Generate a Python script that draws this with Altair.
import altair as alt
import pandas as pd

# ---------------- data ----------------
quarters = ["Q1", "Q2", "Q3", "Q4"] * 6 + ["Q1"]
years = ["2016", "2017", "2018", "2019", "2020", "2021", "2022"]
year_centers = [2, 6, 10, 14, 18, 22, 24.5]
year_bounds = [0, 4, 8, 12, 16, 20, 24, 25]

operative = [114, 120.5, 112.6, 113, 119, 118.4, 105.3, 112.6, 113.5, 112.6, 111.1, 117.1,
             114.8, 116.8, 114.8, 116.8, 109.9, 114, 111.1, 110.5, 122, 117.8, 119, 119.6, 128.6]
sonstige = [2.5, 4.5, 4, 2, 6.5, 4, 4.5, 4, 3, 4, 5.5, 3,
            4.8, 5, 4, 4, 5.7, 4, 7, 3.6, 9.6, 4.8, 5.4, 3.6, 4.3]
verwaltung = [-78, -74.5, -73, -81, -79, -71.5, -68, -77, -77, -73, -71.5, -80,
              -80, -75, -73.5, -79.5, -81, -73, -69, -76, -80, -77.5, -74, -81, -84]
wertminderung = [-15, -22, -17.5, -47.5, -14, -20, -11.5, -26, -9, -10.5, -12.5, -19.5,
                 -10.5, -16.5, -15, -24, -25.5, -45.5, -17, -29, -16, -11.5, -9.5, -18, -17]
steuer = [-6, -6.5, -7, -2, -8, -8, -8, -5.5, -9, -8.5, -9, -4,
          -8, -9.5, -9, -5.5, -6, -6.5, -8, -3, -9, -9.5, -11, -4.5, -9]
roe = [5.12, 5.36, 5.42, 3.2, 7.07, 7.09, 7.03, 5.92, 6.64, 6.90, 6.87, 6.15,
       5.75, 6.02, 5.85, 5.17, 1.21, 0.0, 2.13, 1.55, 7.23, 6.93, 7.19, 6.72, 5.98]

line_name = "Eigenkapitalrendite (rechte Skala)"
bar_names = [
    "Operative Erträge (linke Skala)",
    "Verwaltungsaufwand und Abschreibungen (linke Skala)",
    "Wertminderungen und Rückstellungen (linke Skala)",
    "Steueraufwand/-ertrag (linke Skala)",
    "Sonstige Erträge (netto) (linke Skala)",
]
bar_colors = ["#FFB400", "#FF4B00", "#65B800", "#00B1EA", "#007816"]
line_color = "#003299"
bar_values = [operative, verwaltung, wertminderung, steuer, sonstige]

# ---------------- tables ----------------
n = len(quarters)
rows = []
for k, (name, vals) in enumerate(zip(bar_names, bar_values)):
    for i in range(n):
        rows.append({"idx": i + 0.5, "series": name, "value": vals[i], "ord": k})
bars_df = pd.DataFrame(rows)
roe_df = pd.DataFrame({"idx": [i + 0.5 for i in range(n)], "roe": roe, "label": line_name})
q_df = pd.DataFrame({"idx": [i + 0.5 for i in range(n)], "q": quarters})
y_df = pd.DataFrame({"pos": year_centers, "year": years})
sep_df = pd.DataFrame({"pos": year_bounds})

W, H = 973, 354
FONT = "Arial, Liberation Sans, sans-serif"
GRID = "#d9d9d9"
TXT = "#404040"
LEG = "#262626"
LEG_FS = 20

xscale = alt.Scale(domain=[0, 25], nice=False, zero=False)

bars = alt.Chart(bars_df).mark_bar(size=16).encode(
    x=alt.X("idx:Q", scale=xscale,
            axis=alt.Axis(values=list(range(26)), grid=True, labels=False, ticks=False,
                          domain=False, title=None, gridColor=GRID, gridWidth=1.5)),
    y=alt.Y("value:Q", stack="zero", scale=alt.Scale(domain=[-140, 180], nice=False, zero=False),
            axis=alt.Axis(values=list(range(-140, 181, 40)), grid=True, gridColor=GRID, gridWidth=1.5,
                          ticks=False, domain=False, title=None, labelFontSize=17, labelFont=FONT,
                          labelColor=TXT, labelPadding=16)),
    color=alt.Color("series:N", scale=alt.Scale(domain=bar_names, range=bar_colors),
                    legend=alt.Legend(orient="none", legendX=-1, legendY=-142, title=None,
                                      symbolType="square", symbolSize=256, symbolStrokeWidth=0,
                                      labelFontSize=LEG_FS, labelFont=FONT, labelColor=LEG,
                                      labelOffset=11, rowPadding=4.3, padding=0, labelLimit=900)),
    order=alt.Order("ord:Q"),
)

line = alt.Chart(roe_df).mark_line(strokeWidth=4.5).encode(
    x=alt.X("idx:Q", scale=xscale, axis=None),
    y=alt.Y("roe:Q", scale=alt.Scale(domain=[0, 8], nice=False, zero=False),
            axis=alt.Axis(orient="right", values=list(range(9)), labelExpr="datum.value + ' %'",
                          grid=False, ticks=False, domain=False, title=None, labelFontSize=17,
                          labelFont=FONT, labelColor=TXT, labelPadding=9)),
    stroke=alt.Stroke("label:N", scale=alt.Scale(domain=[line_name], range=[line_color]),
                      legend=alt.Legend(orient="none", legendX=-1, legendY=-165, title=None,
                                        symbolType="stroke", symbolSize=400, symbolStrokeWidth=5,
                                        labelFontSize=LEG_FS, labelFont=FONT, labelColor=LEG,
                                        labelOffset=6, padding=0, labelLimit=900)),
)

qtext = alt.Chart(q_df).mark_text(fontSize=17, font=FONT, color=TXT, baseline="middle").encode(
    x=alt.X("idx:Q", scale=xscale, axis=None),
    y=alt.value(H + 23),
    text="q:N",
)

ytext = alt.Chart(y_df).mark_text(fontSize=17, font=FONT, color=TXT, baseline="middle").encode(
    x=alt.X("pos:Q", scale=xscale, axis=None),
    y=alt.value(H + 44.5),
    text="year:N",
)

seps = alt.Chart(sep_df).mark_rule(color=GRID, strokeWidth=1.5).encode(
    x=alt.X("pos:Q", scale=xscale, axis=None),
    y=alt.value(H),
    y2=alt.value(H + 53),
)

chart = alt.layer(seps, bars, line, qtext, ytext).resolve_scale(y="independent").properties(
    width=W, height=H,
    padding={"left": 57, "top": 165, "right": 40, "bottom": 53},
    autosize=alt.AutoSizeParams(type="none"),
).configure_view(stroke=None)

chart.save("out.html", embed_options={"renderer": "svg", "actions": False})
##########
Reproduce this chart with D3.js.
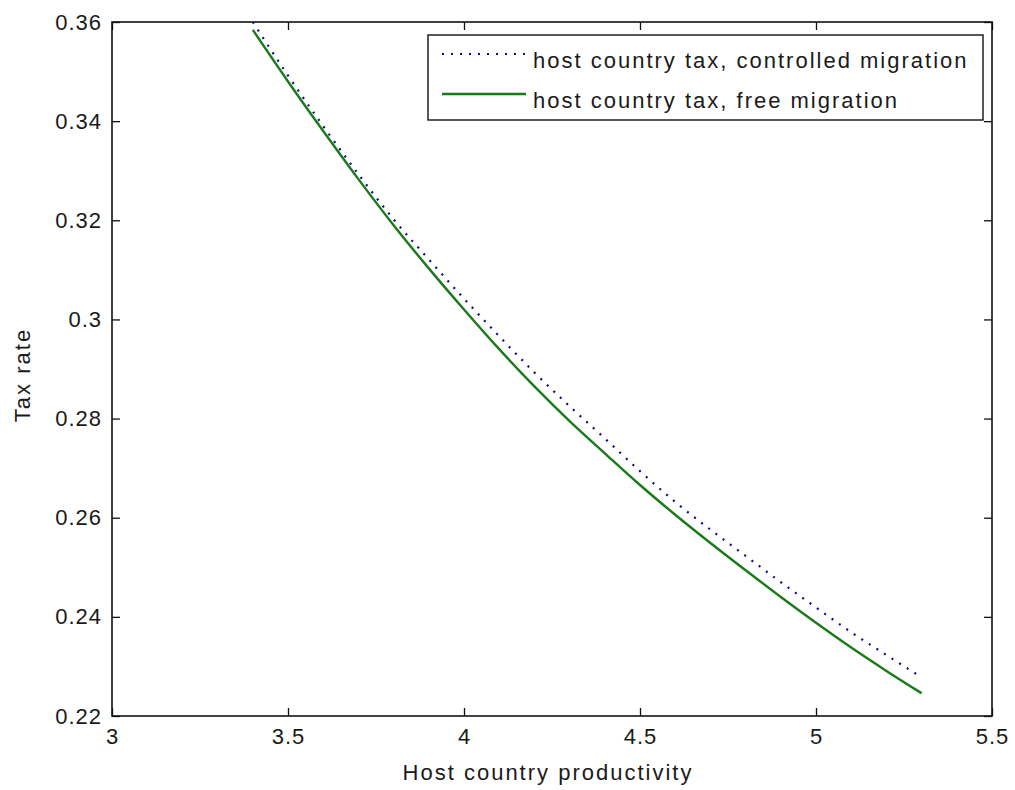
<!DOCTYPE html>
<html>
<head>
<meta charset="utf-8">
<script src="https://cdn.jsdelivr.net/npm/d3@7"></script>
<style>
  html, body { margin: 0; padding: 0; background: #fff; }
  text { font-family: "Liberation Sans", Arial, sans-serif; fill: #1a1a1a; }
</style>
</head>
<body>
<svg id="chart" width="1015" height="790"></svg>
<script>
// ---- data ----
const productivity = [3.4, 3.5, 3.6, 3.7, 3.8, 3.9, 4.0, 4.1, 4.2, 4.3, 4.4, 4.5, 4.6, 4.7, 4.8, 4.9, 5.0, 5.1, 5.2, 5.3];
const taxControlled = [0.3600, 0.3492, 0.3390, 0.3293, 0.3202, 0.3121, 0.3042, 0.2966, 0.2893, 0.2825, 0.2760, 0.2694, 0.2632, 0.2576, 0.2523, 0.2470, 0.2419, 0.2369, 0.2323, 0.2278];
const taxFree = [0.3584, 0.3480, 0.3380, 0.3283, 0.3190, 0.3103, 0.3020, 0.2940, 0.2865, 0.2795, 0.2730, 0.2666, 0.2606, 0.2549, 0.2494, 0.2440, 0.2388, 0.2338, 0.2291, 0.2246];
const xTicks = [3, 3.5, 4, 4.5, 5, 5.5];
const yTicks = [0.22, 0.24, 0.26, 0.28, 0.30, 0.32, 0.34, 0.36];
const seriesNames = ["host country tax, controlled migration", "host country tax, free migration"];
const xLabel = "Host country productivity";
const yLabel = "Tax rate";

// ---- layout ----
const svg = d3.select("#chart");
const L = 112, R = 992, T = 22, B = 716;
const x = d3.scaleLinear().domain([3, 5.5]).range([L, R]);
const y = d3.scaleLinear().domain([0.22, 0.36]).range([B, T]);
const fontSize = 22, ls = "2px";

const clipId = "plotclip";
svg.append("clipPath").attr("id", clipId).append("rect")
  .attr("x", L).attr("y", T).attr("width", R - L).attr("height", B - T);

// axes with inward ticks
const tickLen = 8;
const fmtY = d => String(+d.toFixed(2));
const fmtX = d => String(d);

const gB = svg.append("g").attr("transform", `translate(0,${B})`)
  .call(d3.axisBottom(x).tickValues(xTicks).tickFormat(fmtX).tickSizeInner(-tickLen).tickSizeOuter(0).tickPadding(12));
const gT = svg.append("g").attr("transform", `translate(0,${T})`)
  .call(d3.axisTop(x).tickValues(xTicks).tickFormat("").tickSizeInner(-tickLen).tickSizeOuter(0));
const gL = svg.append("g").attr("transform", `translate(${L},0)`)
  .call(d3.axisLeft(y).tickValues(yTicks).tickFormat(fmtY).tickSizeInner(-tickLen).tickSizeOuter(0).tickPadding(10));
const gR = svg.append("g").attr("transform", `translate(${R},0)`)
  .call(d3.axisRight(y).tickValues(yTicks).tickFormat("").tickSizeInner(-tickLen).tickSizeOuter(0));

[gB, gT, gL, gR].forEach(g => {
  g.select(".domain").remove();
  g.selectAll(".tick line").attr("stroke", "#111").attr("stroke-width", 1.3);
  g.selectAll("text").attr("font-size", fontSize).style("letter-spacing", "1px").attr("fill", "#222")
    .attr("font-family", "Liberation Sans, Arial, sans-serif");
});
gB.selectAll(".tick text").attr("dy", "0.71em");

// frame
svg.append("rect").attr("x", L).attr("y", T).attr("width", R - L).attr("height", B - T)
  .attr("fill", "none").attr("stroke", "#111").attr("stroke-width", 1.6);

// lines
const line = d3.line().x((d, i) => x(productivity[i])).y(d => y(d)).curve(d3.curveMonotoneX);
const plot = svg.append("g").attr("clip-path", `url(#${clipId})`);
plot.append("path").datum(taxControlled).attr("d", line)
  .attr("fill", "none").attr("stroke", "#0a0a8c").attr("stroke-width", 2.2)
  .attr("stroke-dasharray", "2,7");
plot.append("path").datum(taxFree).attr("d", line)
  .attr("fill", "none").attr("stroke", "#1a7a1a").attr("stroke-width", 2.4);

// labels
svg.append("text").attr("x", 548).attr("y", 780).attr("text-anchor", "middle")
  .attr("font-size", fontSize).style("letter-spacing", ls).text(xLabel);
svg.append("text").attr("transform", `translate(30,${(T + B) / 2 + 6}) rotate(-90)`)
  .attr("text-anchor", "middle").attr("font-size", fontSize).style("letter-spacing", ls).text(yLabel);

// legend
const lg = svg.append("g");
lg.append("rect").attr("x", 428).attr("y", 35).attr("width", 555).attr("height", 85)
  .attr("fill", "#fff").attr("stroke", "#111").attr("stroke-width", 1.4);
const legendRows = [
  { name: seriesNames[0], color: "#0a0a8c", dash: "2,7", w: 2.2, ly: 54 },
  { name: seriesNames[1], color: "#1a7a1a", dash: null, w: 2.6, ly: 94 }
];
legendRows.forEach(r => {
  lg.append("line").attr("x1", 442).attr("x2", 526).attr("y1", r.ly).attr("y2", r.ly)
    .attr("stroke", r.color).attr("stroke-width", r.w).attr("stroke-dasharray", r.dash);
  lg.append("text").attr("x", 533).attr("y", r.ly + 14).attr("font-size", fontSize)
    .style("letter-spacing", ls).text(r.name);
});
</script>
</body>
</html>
##########
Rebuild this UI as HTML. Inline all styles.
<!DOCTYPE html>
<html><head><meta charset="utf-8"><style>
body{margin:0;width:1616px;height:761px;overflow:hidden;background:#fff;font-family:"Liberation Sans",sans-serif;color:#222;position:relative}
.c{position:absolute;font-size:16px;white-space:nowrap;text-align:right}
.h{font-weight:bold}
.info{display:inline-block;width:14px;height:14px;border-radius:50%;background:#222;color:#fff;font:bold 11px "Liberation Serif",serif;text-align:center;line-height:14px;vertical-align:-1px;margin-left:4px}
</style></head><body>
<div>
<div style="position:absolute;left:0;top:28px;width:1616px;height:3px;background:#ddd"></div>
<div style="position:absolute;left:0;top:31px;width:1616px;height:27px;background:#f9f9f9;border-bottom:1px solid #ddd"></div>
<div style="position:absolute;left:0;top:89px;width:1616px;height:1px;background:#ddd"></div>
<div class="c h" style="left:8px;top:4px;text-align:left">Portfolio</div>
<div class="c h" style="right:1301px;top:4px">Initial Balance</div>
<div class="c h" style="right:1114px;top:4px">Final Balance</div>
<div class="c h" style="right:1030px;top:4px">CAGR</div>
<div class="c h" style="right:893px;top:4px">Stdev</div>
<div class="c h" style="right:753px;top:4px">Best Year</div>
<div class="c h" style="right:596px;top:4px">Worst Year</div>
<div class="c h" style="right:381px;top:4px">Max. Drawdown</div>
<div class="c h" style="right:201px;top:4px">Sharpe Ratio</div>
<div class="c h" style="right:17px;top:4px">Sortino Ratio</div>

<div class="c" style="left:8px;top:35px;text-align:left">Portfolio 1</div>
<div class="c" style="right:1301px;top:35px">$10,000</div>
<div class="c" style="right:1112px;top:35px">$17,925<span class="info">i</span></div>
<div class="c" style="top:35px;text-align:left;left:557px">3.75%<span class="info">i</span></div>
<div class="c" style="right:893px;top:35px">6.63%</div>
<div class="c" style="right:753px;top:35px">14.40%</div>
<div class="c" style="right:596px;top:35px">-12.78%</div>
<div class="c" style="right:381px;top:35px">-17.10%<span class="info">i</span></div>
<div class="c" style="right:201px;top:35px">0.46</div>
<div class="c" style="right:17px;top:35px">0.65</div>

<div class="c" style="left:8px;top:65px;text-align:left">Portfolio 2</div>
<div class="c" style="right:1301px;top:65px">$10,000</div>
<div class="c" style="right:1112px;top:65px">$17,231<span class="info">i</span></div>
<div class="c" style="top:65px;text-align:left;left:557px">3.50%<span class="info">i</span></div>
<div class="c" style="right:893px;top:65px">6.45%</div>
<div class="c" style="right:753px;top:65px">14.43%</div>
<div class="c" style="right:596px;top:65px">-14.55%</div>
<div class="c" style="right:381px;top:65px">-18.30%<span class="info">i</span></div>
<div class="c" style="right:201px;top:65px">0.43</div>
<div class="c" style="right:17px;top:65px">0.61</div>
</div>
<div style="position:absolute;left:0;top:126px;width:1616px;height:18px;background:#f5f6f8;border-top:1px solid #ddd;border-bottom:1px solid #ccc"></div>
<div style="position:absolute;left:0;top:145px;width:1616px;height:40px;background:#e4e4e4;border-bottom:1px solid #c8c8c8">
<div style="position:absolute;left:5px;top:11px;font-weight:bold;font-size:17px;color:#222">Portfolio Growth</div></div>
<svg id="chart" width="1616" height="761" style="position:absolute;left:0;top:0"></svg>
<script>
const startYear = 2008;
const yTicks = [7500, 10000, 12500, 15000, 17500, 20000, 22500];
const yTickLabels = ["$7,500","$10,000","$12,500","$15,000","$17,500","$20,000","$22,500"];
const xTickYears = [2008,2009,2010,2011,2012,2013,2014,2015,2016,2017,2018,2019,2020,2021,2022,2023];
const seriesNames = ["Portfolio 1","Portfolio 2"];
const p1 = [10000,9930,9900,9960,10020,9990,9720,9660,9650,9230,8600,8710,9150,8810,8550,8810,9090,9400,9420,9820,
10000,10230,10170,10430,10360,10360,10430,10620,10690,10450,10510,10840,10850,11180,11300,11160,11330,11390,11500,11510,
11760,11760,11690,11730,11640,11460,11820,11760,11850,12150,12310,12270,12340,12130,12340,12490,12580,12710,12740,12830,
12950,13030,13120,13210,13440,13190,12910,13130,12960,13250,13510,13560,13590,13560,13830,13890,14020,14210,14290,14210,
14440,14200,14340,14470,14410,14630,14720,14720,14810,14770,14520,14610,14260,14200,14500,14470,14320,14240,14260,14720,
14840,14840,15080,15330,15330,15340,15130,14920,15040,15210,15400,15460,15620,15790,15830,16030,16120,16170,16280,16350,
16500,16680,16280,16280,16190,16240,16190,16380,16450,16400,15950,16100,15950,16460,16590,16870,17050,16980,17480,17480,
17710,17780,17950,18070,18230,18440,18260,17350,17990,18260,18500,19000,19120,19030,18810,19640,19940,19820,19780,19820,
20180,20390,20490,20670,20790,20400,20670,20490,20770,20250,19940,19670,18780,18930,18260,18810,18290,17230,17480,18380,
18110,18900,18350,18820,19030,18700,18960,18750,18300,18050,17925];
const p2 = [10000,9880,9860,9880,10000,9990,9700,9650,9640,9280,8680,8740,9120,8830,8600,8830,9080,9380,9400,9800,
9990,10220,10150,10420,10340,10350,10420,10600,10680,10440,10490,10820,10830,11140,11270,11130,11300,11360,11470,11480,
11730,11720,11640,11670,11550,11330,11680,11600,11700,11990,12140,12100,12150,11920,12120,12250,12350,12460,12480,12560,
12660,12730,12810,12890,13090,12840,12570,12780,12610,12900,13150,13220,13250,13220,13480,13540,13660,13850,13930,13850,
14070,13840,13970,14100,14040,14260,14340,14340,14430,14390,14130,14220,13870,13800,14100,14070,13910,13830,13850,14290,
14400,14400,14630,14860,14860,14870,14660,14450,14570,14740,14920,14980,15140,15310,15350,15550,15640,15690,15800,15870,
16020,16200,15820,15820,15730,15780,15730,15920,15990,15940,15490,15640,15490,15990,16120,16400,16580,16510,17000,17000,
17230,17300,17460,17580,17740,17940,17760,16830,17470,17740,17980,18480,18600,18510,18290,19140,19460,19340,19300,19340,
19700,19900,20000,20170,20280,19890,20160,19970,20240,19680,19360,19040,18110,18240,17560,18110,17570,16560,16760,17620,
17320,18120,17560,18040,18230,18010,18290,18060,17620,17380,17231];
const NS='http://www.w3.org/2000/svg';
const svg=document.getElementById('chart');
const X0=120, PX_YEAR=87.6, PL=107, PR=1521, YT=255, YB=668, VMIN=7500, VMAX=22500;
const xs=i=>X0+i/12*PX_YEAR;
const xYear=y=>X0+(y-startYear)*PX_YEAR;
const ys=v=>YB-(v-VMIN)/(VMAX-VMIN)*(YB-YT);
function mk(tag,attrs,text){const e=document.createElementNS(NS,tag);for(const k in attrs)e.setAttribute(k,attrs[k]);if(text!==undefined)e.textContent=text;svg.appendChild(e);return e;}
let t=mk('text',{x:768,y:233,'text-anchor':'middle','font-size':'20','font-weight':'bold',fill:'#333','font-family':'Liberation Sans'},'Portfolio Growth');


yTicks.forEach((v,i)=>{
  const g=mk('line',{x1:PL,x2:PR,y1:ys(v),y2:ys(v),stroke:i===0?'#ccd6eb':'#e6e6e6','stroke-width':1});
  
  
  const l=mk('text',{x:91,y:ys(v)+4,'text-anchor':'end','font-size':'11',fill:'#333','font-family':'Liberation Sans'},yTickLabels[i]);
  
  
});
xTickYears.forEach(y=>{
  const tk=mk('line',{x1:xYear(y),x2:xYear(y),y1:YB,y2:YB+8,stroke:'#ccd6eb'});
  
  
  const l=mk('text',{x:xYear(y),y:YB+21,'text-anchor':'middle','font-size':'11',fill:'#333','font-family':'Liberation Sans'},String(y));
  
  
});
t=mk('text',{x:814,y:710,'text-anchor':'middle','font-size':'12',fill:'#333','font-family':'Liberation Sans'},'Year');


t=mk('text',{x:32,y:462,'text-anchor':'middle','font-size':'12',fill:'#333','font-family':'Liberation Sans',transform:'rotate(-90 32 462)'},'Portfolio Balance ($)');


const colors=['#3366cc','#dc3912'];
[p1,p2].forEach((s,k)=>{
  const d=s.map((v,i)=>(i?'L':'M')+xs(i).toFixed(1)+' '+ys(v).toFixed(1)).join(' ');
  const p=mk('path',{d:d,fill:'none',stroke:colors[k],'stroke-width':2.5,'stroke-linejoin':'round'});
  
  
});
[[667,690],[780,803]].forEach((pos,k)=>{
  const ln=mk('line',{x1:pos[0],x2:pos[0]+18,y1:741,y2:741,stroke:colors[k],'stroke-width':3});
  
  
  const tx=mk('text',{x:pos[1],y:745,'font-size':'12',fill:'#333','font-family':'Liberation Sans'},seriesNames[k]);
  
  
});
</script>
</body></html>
##########
* _SHORT EXERCISE_:
Transcribe, exactly and without additions, the lines of the records above, beginning with the line that contains "Generate a Python" and ending with the line that contains "year_bounds = [0, 4, 8, 12, 16, 20, 24, 25]", both included.

* _WRITTEN ANSWER_:
Generate a Python script that draws this with Altair.
import altair as alt
import pandas as pd

# ---------------- data ----------------
quarters = ["Q1", "Q2", "Q3", "Q4"] * 6 + ["Q1"]
years = ["2016", "2017", "2018", "2019", "2020", "2021", "2022"]
year_centers = [2, 6, 10, 14, 18, 22, 24.5]
year_bounds = [0, 4, 8, 12, 16, 20, 24, 25]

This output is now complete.